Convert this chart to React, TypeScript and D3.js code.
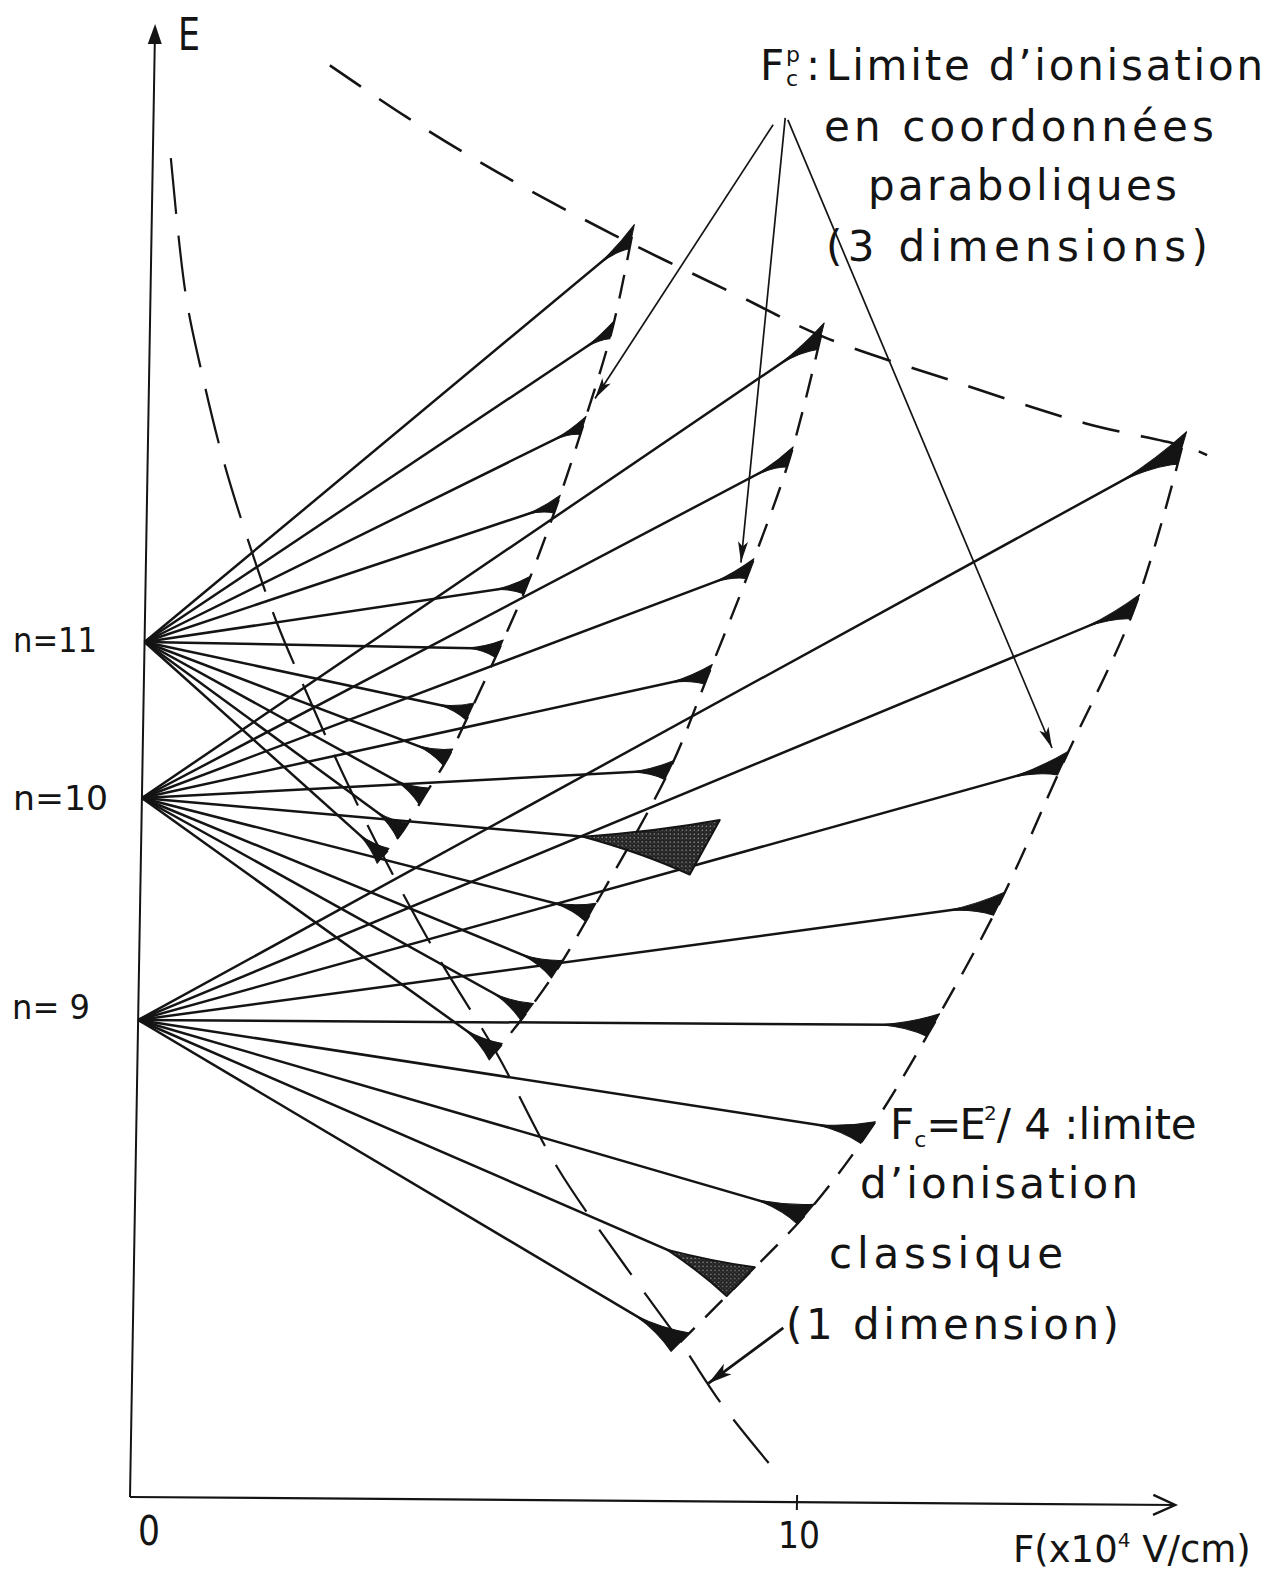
import React from 'react';
import * as d3 from 'd3';

// ---- data (F in 10^4 V/cm, E in arbitrary energy units) ----
const levelN = [11, 10, 9];
const levelE = [85.5, 69.9, 47.7];

// ionisation end-points of the Stark components of each manifold
const n11F = [7.2, 6.93, 6.52, 6.15, 5.72, 5.32, 4.9, 4.58, 4.23, 3.92, 3.63];
const n11E = [126.4, 117.1, 107.5, 99.6, 91.5, 85.1, 78.8, 74.2, 70.3, 66.8, 64.3];
const n10F = [10.06, 9.63, 9.06, 8.46, 7.9, 8.45, 6.76, 6.27, 5.83, 5.37];
const n10E = [116.6, 104.5, 93.3, 82.7, 73.1, 65.4, 58.8, 53.1, 48.8, 44.8];
const n9F = [15.5, 14.84, 13.8, 12.88, 11.92, 10.97, 10.06, 9.1, 8.21];
const n9E = [105.7, 89.8, 74.1, 60.0, 47.8, 37.0, 28.8, 22.0, 15.9];

// broad (stippled) components and components off the dashed limit curve
const broadN10 = [5];
const broadN9 = [7];
const offCurveN10 = [5];

// classical limit F_c = E^2/4 (1 dimension)
const classicalF = [0.27, 0.53, 0.81, 1.15, 1.57, 1.98, 2.48, 2.99, 3.63, 4.51, 5.37, 6.32, 7.35, 8.21, 8.85, 9.59];
const classicalE = [133.9, 120.2, 111.9, 103.4, 94.9, 87.5, 80.0, 72.7, 64.3, 53.9, 44.8, 33.3, 23.6, 15.9, 9.7, 3.7];

// parabolic-coordinate limit F_c^p (3 dimensions)
const parabolicF = [2.63, 3.79, 5.18, 6.92, 8.87, 10.11, 12.01, 14.04, 15.58, 15.88];
const parabolicE = [143.3, 138.2, 132.7, 126.6, 120.4, 116.5, 112.3, 108.1, 105.8, 105.0];

// leader arrows from the labels
const arrowFromF = [9.29, 9.47, 9.51, 9.75];
const arrowFromE = [137.7, 138.4, 138.2, 17.4];
const arrowToF = [6.69, 8.92, 13.63, 8.64];
const arrowToE = [110.2, 93.9, 75.6, 11.8];

const xTicks = [10];
const xTickLabels = ['0', '10'];
const xAxisMax = 15.67;
const yAxisMax = 147.3;

const INK = '#141414';
const FONT = "'DejaVu Sans', 'Liberation Sans', sans-serif";

type P = [number, number];

function wedgePath(o: P, p: P, t: P, L: number, w: number, bend: number) {
  const dx = p[0] - o[0];
  const dy = p[1] - o[1];
  const len = Math.hypot(dx, dy);
  const ux = dx / len;
  const uy = dy / len;
  const a: P = [p[0] - L * ux, p[1] - L * uy];
  const b1: P = [p[0] + (t[0] * w) / 2, p[1] + (t[1] * w) / 2];
  const b2: P = [p[0] - (t[0] * w) / 2, p[1] - (t[1] * w) / 2];
  const m: P = [p[0] - 0.45 * L * ux, p[1] - 0.45 * L * uy];
  const c1: P = [m[0] + t[0] * w * bend, m[1] + t[1] * w * bend];
  const c2: P = [m[0] - t[0] * w * bend, m[1] - t[1] * w * bend];
  return `M${a[0]},${a[1]} Q${c1[0]},${c1[1]} ${b1[0]},${b1[1]} L${b2[0]},${b2[1]} Q${c2[0]},${c2[1]} ${a[0]},${a[1]} Z`;
}

export default function App() {
  const x = d3.scaleLinear().domain([0, 10]).range([0, 667]);
  const y = d3.scaleLinear().domain([0, 100]).range([0, -1000]);
  const frame = 'matrix(1,0.00766,-0.01704,1,130,1497)';

  const manifolds = [
    { n: levelN[0], E0: levelE[0], F: n11F, E: n11E, broad: [] as number[], off: [] as number[], L: 32, w: 19 },
    { n: levelN[1], E0: levelE[1], F: n10F, E: n10E, broad: broadN10, off: offCurveN10, L: 38, w: 21 },
    { n: levelN[2], E0: levelE[2], F: n9F, E: n9E, broad: broadN9, off: [] as number[], L: 52, w: 26 },
  ];

  const curveGen = d3
    .line<P>()
    .x((d) => d[0])
    .y((d) => d[1])
    .curve(d3.curveCatmullRom.alpha(0.5));

  const classicalPts: P[] = classicalF.map((f, i) => [x(f), y(classicalE[i])]);
  const parabolicPts: P[] = parabolicF.map((f, i) => [x(f), y(parabolicE[i])]);

  const fanEls: React.ReactNode[] = [];
  const wedgeEls: React.ReactNode[] = [];
  const curveEls: React.ReactNode[] = [];

  manifolds.forEach((m) => {
    const o: P = [x(0), y(m.E0)];
    const pts: P[] = m.F.map((f, i) => [x(f), y(m.E[i])]);
    const onIdx = pts.map((_, i) => i).filter((i) => !m.off.includes(i));
    const curvePts = onIdx.map((i) => pts[i]);
    curveEls.push(
      <path
        key={`c${m.n}`}
        d={curveGen(curvePts) || ''}
        fill="none"
        stroke={INK}
        strokeWidth={2.4}
        strokeDasharray="24 15"
      />
    );
    pts.forEach((p, i) => {
      fanEls.push(
        <line key={`f${m.n}-${i}`} x1={o[0]} y1={o[1]} x2={p[0]} y2={p[1]} stroke={INK} strokeWidth={2.5} />
      );
      let prev: P;
      let next: P;
      if (m.off.includes(i)) {
        prev = pts[Math.max(0, i - 1)];
        next = pts[Math.min(pts.length - 1, i + 1)];
      } else {
        const k = onIdx.indexOf(i);
        prev = pts[onIdx[Math.max(0, k - 1)]];
        next = pts[onIdx[Math.min(onIdx.length - 1, k + 1)]];
      }
      const tx = next[0] - prev[0];
      const ty = next[1] - prev[1];
      const tl = Math.hypot(tx, ty) || 1;
      const t: P = [tx / tl, ty / tl];
      const broad = m.broad.includes(i);
      let L = m.L;
      let w = m.w;
      if (i === 0) {
        L *= 1.3;
        w *= 1.3;
      }
      if (broad) {
        L = m.n === 10 ? 122 : 80;
        w = m.n === 10 ? 62 : 40;
      }
      wedgeEls.push(
        <path
          key={`w${m.n}-${i}`}
          d={wedgePath(o, p, t, L, w, broad ? 0.2 : 0.1)}
          fill={broad ? 'url(#stipple)' : INK}
          stroke={INK}
          strokeWidth={broad ? 2 : 1}
          strokeLinejoin="round"
        />
      );
    });
  });

  const arrows = arrowFromF.map((f, i) => ({
    x1: x(f),
    y1: y(arrowFromE[i]),
    x2: x(arrowToF[i]),
    y2: y(arrowToE[i]),
    big: i === 3,
  }));

  const X0 = x(0);
  const Y0 = y(0);
  const Xmax = x(xAxisMax);
  const Ytop = y(yAxisMax);

  const txt = (props: any, s: string, key: string) => (
    <text key={key} fontFamily={FONT} fill={INK} {...props}>
      {s}
    </text>
  );

  return (
    <svg
      width={1280}
      height={1572}
      viewBox="0 0 1280 1572"
      style={{ position: 'absolute', left: 0, top: 0, background: '#fff' }}
    >
      <defs>
        <pattern id="stipple" width="4" height="4" patternUnits="userSpaceOnUse">
          <rect width="4" height="4" fill="#222" />
          <circle cx="1" cy="1" r="0.8" fill="#8a8a8a" />
          <circle cx="3" cy="2.6" r="0.6" fill="#555" />
        </pattern>
        <marker id="ah" markerUnits="userSpaceOnUse" markerWidth="24" markerHeight="12" refX="21" refY="6" orient="auto">
          <path d="M0,1 L21,6 L0,11 L5,6 Z" fill={INK} />
        </marker>
        <marker id="ah2" markerUnits="userSpaceOnUse" markerWidth="26" markerHeight="16" refX="24" refY="8" orient="auto">
          <path d="M0,1.5 L24,8 L0,14.5 L6,8 Z" fill={INK} />
        </marker>
      </defs>
      <rect x={0} y={0} width={1280} height={1572} fill="#fff" />

      <g transform={frame}>
        {/* axes */}
        <line x1={X0} y1={Y0} x2={X0} y2={Ytop + 14} stroke={INK} strokeWidth={2} />
        <path d={`M${X0},${Ytop} L${X0 - 7},${Ytop + 20} L${X0 + 7},${Ytop + 20} Z`} fill={INK} />
        <line x1={X0} y1={Y0} x2={Xmax} y2={Y0} stroke={INK} strokeWidth={2.2} />
        <path
          d={`M${Xmax - 22},${Y0 - 10} L${Xmax},${Y0} L${Xmax - 22},${Y0 + 10}`}
          fill="none"
          stroke={INK}
          strokeWidth={2.4}
        />
        {xTicks.map((t) => (
          <line key={`t${t}`} x1={x(t)} y1={Y0 - 7} x2={x(t)} y2={Y0 + 8} stroke={INK} strokeWidth={2} />
        ))}

        {/* limit curves */}
        <path
          d={curveGen(classicalPts) || ''}
          fill="none"
          stroke={INK}
          strokeWidth={2.2}
          strokeDasharray="56 22"
        />
        <path
          d={curveGen(parabolicPts) || ''}
          fill="none"
          stroke={INK}
          strokeWidth={2.6}
          strokeDasharray="38 22"
        />
        {curveEls}
        {fanEls}
        {wedgeEls}

        {/* leader arrows */}
        {arrows.map((a, i) => (
          <line
            key={`a${i}`}
            x1={a.x1}
            y1={a.y1}
            x2={a.x2}
            y2={a.y2}
            stroke={INK}
            strokeWidth={a.big ? 2.8 : 1.7}
            markerEnd={a.big ? 'url(#ah2)' : 'url(#ah)'}
          />
        ))}
      </g>

      {/* axis labels */}
      {txt({ x: 178, y: 50, fontSize: 44, textLength: 22, lengthAdjust: 'spacingAndGlyphs' }, 'E', 'E')}
      {txt({ x: 13, y: 652, fontSize: 34, textLength: 84, lengthAdjust: 'spacingAndGlyphs' }, `n=${levelN[0]}`, 'l11')}
      {txt({ x: 13, y: 810, fontSize: 34, textLength: 95, lengthAdjust: 'spacingAndGlyphs' }, `n=${levelN[1]}`, 'l10')}
      {txt({ x: 12, y: 1019, fontSize: 34, textLength: 78, lengthAdjust: 'spacingAndGlyphs' }, `n= ${levelN[2]}`, 'l9')}
      {txt({ x: 138, y: 1545, fontSize: 40, textLength: 22, lengthAdjust: 'spacingAndGlyphs' }, xTickLabels[0], 'x0')}
      {txt({ x: 778, y: 1548, fontSize: 38, textLength: 42, lengthAdjust: 'spacingAndGlyphs' }, xTickLabels[1], 'x10')}
      <text x={1013} y={1562} fontFamily={FONT} fill={INK} fontSize={37}>
        F(x10
        <tspan dy={-15} fontSize={20}>
          4
        </tspan>
        <tspan dy={15}> V/cm)</tspan>
      </text>

      {/* parabolic limit label */}
      {txt({ x: 760, y: 80, fontSize: 42 }, 'F', 'pF')}
      {txt({ x: 786, y: 62, fontSize: 22 }, 'p', 'pp')}
      {txt({ x: 786, y: 86, fontSize: 22 }, 'c', 'pc')}
      {txt({ x: 806, y: 80, fontSize: 42 }, ':', 'pcolon')}
      {txt({ x: 826, y: 80, fontSize: 42, textLength: 437, lengthAdjust: 'spacing' }, "Limite d\u2019ionisation", 'p1')}
      {txt({ x: 824, y: 141, fontSize: 42, textLength: 390, lengthAdjust: 'spacing' }, 'en coordonnées', 'p2')}
      {txt({ x: 868, y: 200, fontSize: 42, textLength: 309, lengthAdjust: 'spacing' }, 'paraboliques', 'p3')}
      {txt({ x: 826, y: 261, fontSize: 42, textLength: 382, lengthAdjust: 'spacing' }, '(3 dimensions)', 'p4')}

      {/* classical limit label */}
      <text x={890} y={1139} fontFamily={FONT} fill={INK} fontSize={42}>
        F
        <tspan dy={8} fontSize={22}>
          c
        </tspan>
        <tspan dy={-8} letterSpacing={-2}>
          =E
        </tspan>
        <tspan dy={-19} fontSize={20}>
          2
        </tspan>
        <tspan dy={19}>/ 4 :limite</tspan>
      </text>
      {txt({ x: 860, y: 1198, fontSize: 42, textLength: 278, lengthAdjust: 'spacing' }, "d\u2019ionisation", 'c2l')}
      {txt({ x: 829, y: 1268, fontSize: 42, textLength: 234, lengthAdjust: 'spacing' }, 'classique', 'c3')}
      {txt({ x: 786, y: 1339, fontSize: 42, textLength: 333, lengthAdjust: 'spacing' }, '(1 dimension)', 'c4')}
    </svg>
  );
}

SHORT PROBLEM:
Make an exact copy of the lines from the top of the material through the line with "const levelE = [85.5, 69.9, 47.7];", pictures excluded.

TASK ANSWER:
Convert this chart to React, TypeScript and D3.js code.
import React from 'react';
import * as d3 from 'd3';

// ---- data (F in 10^4 V/cm, E in arbitrary energy units) ----
const levelN = [11, 10, 9];
const levelE = [85.5, 69.9, 47.7];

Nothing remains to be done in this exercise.